_Aim of the exercise_
Reproduce all the lines exactly as they stand, apart from the pictures.

Records from a dataset:
———
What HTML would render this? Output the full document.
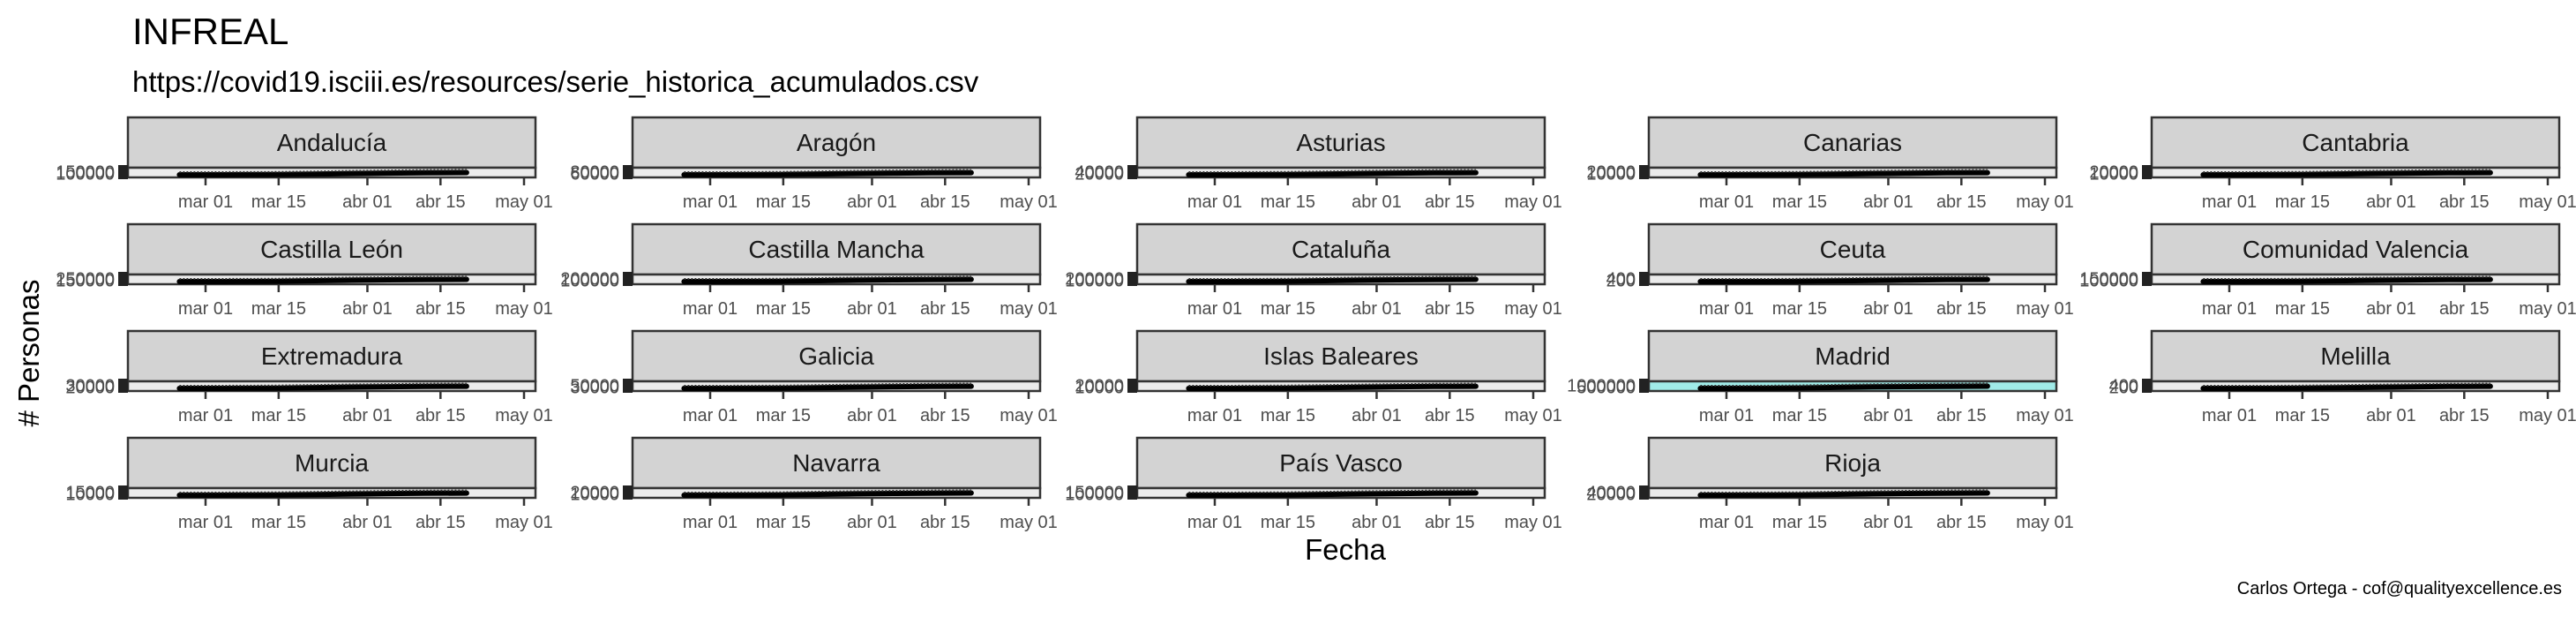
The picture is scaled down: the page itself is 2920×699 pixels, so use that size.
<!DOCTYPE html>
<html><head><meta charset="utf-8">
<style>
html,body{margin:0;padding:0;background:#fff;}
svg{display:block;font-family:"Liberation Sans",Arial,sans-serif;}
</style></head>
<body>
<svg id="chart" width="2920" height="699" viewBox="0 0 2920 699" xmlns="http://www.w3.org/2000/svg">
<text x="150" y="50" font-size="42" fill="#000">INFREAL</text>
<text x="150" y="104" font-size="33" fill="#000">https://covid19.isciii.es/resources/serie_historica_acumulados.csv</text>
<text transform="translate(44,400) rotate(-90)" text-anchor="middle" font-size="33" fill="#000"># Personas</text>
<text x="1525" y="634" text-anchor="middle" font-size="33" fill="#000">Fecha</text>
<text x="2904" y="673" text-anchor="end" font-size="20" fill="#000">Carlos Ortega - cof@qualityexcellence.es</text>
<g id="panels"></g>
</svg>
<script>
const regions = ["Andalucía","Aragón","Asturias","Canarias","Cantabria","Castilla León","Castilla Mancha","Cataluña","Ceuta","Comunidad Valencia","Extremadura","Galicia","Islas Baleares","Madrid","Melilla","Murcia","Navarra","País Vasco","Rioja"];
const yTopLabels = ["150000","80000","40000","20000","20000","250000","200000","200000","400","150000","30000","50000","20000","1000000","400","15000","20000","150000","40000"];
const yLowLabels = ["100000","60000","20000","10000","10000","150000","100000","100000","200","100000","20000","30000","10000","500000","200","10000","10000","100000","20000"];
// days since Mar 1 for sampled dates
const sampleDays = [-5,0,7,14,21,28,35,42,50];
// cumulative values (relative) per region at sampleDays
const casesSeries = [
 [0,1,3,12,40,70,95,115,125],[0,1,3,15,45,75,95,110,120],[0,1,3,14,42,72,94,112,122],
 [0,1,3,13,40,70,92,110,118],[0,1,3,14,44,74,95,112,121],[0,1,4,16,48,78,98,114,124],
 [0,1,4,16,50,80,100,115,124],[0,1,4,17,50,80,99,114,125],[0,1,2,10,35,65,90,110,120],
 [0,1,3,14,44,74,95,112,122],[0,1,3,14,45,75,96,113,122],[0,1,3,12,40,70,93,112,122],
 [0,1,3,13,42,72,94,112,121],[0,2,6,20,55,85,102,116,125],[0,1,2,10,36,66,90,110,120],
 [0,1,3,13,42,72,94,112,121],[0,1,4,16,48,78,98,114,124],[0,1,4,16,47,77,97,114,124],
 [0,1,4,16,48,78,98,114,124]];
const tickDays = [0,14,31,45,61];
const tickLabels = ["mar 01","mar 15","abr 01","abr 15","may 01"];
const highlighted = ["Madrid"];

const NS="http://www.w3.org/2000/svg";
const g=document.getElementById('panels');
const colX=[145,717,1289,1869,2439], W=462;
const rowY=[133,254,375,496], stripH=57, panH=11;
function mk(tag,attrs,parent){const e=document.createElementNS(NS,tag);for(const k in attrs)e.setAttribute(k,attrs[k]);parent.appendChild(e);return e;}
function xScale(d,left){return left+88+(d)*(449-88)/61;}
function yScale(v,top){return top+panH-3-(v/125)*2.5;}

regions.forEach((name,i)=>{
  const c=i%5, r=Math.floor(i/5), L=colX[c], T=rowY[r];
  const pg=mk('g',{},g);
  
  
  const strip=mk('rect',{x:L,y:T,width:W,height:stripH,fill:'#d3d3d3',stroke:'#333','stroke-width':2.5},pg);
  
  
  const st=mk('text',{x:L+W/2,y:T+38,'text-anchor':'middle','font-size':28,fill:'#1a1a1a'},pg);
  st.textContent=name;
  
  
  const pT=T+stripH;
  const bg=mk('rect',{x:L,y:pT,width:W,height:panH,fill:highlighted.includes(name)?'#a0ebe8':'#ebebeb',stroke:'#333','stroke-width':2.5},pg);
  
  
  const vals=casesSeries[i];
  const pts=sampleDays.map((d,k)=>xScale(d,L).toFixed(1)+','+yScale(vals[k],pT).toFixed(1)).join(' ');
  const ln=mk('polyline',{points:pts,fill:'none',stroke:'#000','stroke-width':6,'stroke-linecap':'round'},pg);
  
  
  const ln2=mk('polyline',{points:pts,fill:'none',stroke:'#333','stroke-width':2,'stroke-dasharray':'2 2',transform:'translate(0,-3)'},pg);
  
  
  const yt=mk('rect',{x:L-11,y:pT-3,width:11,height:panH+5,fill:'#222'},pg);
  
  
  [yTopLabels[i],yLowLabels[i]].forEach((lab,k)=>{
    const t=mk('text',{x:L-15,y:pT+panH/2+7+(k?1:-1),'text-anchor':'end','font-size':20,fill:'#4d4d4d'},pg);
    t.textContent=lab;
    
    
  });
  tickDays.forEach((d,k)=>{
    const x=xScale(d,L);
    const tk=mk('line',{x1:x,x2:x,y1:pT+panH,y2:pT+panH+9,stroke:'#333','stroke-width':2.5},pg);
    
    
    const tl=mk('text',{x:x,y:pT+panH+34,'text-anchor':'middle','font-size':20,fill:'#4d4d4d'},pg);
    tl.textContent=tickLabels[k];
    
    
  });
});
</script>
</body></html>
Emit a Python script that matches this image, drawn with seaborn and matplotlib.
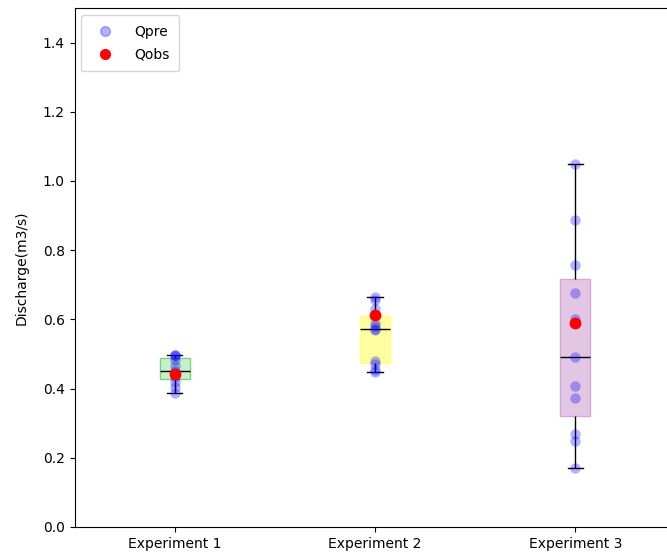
———
_Task solution_
What HTML would render this? Output the full document.
The picture is scaled down: the page itself is 2920×699 pixels, so use that size.
<!DOCTYPE html>
<html><head><meta charset="utf-8">
<style>
html,body{margin:0;padding:0;background:#fff;}
svg{display:block;font-family:"Liberation Sans",Arial,sans-serif;}
</style></head>
<body>
<svg id="chart" width="2920" height="699" viewBox="0 0 2920 699" xmlns="http://www.w3.org/2000/svg">
<text x="150" y="50" font-size="42" fill="#000">INFREAL</text>
<text x="150" y="104" font-size="33" fill="#000">https://covid19.isciii.es/resources/serie_historica_acumulados.csv</text>
<text transform="translate(44,400) rotate(-90)" text-anchor="middle" font-size="33" fill="#000"># Personas</text>
<text x="1525" y="634" text-anchor="middle" font-size="33" fill="#000">Fecha</text>
<text x="2904" y="673" text-anchor="end" font-size="20" fill="#000">Carlos Ortega - cof@qualityexcellence.es</text>
<g id="panels"></g>
</svg>
<script>
const regions = ["Andalucía","Aragón","Asturias","Canarias","Cantabria","Castilla León","Castilla Mancha","Cataluña","Ceuta","Comunidad Valencia","Extremadura","Galicia","Islas Baleares","Madrid","Melilla","Murcia","Navarra","País Vasco","Rioja"];
const yTopLabels = ["150000","80000","40000","20000","20000","250000","200000","200000","400","150000","30000","50000","20000","1000000","400","15000","20000","150000","40000"];
const yLowLabels = ["100000","60000","20000","10000","10000","150000","100000","100000","200","100000","20000","30000","10000","500000","200","10000","10000","100000","20000"];
// days since Mar 1 for sampled dates
const sampleDays = [-5,0,7,14,21,28,35,42,50];
// cumulative values (relative) per region at sampleDays
const casesSeries = [
 [0,1,3,12,40,70,95,115,125],[0,1,3,15,45,75,95,110,120],[0,1,3,14,42,72,94,112,122],
 [0,1,3,13,40,70,92,110,118],[0,1,3,14,44,74,95,112,121],[0,1,4,16,48,78,98,114,124],
 [0,1,4,16,50,80,100,115,124],[0,1,4,17,50,80,99,114,125],[0,1,2,10,35,65,90,110,120],
 [0,1,3,14,44,74,95,112,122],[0,1,3,14,45,75,96,113,122],[0,1,3,12,40,70,93,112,122],
 [0,1,3,13,42,72,94,112,121],[0,2,6,20,55,85,102,116,125],[0,1,2,10,36,66,90,110,120],
 [0,1,3,13,42,72,94,112,121],[0,1,4,16,48,78,98,114,124],[0,1,4,16,47,77,97,114,124],
 [0,1,4,16,48,78,98,114,124]];
const tickDays = [0,14,31,45,61];
const tickLabels = ["mar 01","mar 15","abr 01","abr 15","may 01"];
const highlighted = ["Madrid"];

const NS="http://www.w3.org/2000/svg";
const g=document.getElementById('panels');
const colX=[145,717,1289,1869,2439], W=462;
const rowY=[133,254,375,496], stripH=57, panH=11;
function mk(tag,attrs,parent){const e=document.createElementNS(NS,tag);for(const k in attrs)e.setAttribute(k,attrs[k]);parent.appendChild(e);return e;}
function xScale(d,left){return left+88+(d)*(449-88)/61;}
function yScale(v,top){return top+panH-3-(v/125)*2.5;}

regions.forEach((name,i)=>{
  const c=i%5, r=Math.floor(i/5), L=colX[c], T=rowY[r];
  const pg=mk('g',{},g);
  
  
  const strip=mk('rect',{x:L,y:T,width:W,height:stripH,fill:'#d3d3d3',stroke:'#333','stroke-width':2.5},pg);
  
  
  const st=mk('text',{x:L+W/2,y:T+38,'text-anchor':'middle','font-size':28,fill:'#1a1a1a'},pg);
  st.textContent=name;
  
  
  const pT=T+stripH;
  const bg=mk('rect',{x:L,y:pT,width:W,height:panH,fill:highlighted.includes(name)?'#a0ebe8':'#ebebeb',stroke:'#333','stroke-width':2.5},pg);
  
  
  const vals=casesSeries[i];
  const pts=sampleDays.map((d,k)=>xScale(d,L).toFixed(1)+','+yScale(vals[k],pT).toFixed(1)).join(' ');
  const ln=mk('polyline',{points:pts,fill:'none',stroke:'#000','stroke-width':6,'stroke-linecap':'round'},pg);
  
  
  const ln2=mk('polyline',{points:pts,fill:'none',stroke:'#333','stroke-width':2,'stroke-dasharray':'2 2',transform:'translate(0,-3)'},pg);
  
  
  const yt=mk('rect',{x:L-11,y:pT-3,width:11,height:panH+5,fill:'#222'},pg);
  
  
  [yTopLabels[i],yLowLabels[i]].forEach((lab,k)=>{
    const t=mk('text',{x:L-15,y:pT+panH/2+7+(k?1:-1),'text-anchor':'end','font-size':20,fill:'#4d4d4d'},pg);
    t.textContent=lab;
    
    
  });
  tickDays.forEach((d,k)=>{
    const x=xScale(d,L);
    const tk=mk('line',{x1:x,x2:x,y1:pT+panH,y2:pT+panH+9,stroke:'#333','stroke-width':2.5},pg);
    
    
    const tl=mk('text',{x:x,y:pT+panH+34,'text-anchor':'middle','font-size':20,fill:'#4d4d4d'},pg);
    tl.textContent=tickLabels[k];
    
    
  });
});
</script>
</body></html>
Emit a Python script that matches this image, drawn with seaborn and matplotlib.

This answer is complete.